>> Start Input
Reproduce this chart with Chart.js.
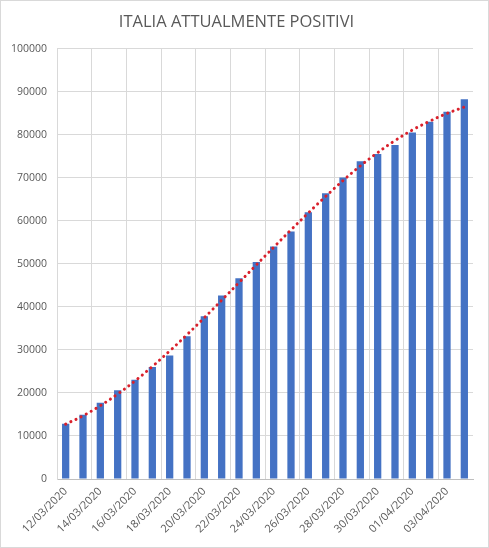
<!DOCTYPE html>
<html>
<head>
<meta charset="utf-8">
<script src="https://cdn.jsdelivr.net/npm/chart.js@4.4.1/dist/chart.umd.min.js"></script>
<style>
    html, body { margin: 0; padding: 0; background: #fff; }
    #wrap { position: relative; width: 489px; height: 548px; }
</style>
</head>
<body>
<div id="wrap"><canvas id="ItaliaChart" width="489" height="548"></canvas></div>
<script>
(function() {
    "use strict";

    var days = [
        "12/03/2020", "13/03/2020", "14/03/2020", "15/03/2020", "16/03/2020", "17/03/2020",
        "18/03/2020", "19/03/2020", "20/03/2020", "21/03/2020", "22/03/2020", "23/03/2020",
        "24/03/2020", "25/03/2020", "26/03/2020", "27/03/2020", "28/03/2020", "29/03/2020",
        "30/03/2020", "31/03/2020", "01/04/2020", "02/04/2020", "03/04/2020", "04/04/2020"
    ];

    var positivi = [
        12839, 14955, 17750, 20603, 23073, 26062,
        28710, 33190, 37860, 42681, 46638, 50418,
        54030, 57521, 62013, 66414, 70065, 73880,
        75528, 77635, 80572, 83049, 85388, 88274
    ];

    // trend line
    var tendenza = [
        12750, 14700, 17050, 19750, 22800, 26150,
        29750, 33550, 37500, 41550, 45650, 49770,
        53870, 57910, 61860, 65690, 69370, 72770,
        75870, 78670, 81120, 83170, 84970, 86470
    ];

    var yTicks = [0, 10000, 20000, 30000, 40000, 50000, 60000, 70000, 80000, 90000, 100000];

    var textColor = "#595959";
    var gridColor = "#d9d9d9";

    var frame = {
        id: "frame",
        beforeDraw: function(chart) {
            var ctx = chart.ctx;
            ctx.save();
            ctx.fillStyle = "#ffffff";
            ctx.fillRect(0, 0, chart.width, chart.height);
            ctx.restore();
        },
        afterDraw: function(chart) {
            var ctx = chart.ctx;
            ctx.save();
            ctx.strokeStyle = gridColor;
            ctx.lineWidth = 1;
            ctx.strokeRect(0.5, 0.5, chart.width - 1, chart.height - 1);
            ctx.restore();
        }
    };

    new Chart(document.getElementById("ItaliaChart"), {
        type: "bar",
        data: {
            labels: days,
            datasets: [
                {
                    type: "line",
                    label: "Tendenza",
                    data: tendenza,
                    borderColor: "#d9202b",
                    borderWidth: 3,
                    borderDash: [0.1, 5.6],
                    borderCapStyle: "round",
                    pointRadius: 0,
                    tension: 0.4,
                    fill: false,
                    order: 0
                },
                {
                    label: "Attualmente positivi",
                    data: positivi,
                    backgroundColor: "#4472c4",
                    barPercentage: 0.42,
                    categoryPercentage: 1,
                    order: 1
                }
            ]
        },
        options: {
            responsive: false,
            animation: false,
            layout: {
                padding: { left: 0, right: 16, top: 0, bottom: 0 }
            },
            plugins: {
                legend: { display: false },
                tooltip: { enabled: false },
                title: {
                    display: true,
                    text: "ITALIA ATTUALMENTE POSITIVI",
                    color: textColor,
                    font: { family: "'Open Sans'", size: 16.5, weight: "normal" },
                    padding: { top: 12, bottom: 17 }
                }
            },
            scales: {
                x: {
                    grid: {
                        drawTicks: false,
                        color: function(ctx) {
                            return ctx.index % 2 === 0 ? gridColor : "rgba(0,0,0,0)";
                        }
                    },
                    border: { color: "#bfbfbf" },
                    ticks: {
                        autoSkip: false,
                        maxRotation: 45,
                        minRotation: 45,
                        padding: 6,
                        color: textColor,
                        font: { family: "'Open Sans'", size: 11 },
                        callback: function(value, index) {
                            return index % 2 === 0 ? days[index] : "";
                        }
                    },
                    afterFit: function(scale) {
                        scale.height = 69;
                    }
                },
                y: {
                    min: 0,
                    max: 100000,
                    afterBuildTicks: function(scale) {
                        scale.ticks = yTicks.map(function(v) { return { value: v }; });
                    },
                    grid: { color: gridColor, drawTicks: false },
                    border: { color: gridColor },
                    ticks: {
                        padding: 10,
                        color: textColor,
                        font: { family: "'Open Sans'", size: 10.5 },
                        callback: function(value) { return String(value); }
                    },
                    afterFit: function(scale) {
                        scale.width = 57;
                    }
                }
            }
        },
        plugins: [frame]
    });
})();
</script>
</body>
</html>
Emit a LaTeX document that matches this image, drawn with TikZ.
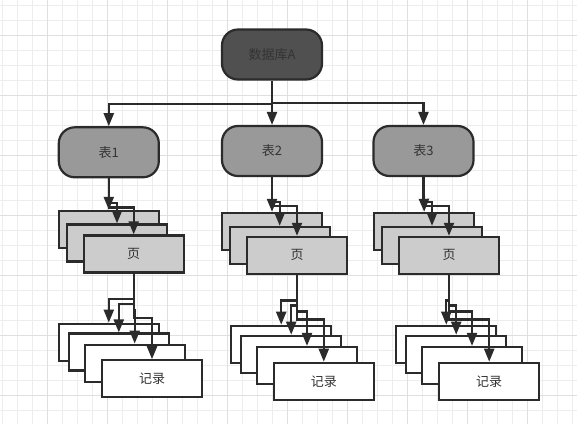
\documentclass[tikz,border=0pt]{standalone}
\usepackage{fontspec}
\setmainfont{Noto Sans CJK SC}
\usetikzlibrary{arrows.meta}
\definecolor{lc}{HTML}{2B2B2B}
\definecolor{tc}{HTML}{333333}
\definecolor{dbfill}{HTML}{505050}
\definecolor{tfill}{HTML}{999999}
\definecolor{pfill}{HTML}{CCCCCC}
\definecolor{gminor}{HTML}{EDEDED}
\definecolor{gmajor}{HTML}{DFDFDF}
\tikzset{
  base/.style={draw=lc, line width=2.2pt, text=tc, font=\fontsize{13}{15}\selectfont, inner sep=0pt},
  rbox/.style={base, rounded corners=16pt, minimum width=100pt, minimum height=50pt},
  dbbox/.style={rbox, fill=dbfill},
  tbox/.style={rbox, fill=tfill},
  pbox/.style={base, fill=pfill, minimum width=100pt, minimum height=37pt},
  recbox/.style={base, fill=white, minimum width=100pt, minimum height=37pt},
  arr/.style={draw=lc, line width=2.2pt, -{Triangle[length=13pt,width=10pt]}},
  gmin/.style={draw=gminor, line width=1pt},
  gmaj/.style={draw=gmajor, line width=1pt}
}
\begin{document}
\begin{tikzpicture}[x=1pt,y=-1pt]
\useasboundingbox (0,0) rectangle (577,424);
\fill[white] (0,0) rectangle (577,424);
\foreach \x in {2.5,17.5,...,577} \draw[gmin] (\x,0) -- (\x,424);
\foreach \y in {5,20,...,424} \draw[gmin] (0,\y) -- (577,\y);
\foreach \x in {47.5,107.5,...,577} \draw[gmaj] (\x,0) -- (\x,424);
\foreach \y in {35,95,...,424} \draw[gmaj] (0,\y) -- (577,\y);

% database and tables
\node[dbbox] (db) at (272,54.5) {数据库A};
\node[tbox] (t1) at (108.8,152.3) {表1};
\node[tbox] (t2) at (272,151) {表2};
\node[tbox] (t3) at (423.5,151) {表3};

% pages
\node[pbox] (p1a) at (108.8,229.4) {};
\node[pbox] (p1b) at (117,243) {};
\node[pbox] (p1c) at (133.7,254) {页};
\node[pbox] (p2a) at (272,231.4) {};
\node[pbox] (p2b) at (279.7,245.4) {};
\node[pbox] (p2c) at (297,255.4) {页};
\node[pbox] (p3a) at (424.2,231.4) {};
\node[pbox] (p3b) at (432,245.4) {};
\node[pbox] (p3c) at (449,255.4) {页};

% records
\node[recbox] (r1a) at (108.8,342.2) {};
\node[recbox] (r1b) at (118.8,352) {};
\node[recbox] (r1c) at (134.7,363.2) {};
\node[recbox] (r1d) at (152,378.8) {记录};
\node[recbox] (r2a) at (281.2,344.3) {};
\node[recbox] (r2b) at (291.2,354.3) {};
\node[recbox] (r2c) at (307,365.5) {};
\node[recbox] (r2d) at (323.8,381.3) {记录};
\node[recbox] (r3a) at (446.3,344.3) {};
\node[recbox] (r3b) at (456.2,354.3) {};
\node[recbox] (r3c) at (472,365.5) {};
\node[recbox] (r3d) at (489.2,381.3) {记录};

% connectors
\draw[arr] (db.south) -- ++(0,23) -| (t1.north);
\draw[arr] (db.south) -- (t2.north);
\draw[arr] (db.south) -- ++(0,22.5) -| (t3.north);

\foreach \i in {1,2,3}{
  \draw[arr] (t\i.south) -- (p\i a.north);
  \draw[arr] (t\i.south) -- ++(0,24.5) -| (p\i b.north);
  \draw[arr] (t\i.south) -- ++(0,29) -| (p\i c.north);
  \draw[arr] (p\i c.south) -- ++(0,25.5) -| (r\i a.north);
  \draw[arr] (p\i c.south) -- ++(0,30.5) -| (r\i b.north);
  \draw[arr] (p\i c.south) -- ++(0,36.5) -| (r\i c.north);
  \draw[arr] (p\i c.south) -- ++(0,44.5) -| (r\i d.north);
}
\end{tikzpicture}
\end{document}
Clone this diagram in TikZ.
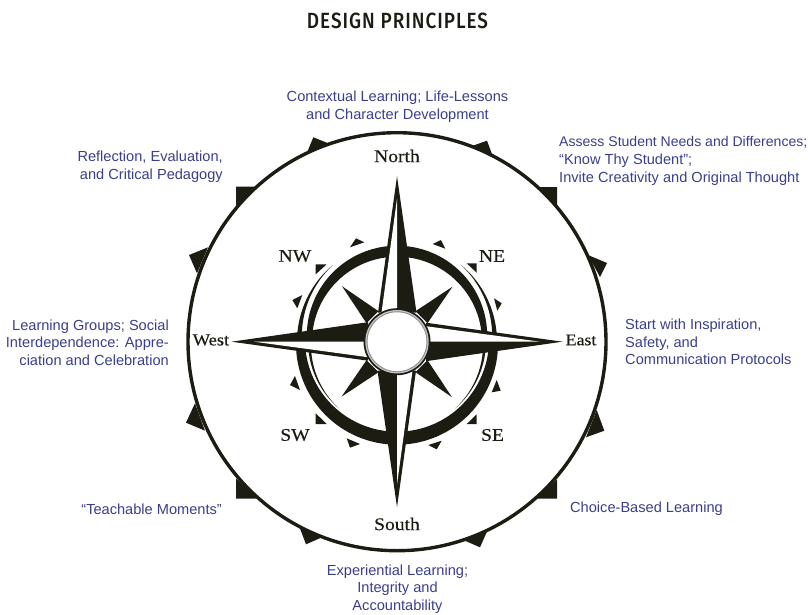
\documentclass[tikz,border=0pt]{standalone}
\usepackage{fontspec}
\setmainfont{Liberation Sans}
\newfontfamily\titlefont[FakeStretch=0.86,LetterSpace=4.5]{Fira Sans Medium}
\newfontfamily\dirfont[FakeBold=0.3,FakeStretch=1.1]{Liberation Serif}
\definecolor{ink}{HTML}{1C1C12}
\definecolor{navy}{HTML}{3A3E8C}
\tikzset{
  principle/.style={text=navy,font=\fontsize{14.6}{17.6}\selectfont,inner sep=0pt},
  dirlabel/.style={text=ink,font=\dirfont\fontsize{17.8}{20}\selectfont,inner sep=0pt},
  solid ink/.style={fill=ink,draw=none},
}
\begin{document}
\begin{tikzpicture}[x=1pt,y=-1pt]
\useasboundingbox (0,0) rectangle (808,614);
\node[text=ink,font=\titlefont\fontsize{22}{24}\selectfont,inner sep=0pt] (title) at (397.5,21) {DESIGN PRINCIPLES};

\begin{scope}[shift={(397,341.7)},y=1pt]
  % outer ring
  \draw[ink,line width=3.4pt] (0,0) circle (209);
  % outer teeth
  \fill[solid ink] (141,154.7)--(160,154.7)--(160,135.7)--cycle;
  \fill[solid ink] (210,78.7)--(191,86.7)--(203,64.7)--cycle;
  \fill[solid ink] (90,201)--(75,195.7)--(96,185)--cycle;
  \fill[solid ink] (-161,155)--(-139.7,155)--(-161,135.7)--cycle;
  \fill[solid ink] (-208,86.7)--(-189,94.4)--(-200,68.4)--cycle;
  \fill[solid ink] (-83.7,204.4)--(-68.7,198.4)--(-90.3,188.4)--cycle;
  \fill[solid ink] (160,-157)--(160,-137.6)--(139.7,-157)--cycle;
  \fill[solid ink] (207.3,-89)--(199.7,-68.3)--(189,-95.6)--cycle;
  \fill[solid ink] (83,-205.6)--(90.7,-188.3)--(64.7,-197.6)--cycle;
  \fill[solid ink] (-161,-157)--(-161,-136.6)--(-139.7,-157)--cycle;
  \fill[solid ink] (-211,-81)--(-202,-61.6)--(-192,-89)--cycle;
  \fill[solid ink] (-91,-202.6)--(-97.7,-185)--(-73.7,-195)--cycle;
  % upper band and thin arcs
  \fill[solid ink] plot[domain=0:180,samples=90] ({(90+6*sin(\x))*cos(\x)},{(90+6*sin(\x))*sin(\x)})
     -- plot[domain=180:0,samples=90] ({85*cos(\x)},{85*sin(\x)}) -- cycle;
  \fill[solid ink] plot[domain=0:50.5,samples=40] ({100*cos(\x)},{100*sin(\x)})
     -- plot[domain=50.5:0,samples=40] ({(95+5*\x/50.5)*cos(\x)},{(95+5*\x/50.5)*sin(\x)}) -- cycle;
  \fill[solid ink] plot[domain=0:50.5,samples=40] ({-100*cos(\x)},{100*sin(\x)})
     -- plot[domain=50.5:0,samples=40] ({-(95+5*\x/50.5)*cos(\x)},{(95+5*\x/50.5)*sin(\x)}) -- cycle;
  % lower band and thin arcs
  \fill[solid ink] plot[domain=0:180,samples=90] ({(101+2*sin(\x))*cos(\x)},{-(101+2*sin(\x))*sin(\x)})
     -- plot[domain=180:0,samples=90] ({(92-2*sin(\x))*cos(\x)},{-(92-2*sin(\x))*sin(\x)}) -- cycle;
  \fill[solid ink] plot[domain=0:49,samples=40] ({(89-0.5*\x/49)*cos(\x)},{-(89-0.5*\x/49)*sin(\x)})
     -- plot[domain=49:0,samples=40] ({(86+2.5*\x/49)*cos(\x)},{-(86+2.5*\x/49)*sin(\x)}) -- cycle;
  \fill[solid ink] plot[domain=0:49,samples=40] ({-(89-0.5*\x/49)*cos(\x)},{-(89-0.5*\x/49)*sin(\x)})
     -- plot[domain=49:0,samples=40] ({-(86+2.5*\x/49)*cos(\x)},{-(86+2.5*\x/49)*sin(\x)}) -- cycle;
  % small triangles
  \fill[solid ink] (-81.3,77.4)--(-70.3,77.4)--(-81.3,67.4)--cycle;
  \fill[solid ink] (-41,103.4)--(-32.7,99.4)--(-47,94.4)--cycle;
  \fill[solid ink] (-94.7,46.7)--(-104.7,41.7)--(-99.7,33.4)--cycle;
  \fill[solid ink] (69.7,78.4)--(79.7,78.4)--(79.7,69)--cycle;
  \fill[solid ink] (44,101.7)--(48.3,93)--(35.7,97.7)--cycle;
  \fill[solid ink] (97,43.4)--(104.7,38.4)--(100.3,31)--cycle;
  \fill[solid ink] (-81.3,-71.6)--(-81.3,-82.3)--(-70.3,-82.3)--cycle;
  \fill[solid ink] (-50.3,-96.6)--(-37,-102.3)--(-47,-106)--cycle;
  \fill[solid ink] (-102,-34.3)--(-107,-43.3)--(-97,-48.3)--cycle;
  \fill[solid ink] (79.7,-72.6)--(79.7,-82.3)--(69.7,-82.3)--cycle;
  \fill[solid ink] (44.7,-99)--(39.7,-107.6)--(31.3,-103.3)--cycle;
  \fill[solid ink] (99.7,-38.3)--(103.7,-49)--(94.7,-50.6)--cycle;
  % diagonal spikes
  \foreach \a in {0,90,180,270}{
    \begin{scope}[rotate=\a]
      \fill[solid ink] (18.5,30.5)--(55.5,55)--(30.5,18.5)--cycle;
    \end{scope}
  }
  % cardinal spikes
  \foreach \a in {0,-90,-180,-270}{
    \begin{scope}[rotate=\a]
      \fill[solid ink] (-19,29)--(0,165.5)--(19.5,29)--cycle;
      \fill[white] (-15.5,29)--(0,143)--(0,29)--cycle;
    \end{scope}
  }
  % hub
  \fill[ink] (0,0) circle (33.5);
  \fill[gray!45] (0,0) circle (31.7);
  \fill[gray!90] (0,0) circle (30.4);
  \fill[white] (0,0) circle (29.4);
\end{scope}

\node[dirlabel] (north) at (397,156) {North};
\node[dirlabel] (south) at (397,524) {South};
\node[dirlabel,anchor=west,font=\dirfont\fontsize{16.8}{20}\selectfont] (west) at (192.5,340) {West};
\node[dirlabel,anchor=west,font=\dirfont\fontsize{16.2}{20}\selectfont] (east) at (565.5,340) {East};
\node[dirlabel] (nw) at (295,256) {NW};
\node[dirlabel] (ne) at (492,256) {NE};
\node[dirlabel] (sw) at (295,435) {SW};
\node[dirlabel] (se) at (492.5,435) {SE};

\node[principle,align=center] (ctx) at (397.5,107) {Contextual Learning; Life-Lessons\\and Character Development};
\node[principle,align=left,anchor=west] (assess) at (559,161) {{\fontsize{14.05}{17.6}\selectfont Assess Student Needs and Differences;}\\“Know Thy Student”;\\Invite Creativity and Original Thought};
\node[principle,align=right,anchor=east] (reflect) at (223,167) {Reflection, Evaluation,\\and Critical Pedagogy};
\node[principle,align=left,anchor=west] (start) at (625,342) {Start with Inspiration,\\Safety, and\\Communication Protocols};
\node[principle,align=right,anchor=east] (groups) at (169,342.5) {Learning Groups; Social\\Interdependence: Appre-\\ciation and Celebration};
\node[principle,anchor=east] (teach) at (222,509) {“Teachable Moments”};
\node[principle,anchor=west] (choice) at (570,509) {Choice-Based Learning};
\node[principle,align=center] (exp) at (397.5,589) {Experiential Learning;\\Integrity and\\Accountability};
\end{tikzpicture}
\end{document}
>> End Input
Your first line is the one with "Clone this diagram in TikZ.", and your last is the one with "sep=0pt] (title) at". Copy those and every line between them exactly, without any pictures.

Clone this diagram in TikZ.
\documentclass[tikz,border=0pt]{standalone}
\usepackage{fontspec}
\setmainfont{Liberation Sans}
\newfontfamily\titlefont[FakeStretch=0.86,LetterSpace=4.5]{Fira Sans Medium}
\newfontfamily\dirfont[FakeBold=0.3,FakeStretch=1.1]{Liberation Serif}
\definecolor{ink}{HTML}{1C1C12}
\definecolor{navy}{HTML}{3A3E8C}
\tikzset{
  principle/.style={text=navy,font=\fontsize{14.6}{17.6}\selectfont,inner sep=0pt},
  dirlabel/.style={text=ink,font=\dirfont\fontsize{17.8}{20}\selectfont,inner sep=0pt},
  solid ink/.style={fill=ink,draw=none},
}
\begin{document}
\begin{tikzpicture}[x=1pt,y=-1pt]
\useasboundingbox (0,0) rectangle (808,614);
\node[text=ink,font=\titlefont\fontsize{22}{24}\selectfont,inner sep=0pt] (title) at (397.5,21) {DESIGN PRINCIPLES};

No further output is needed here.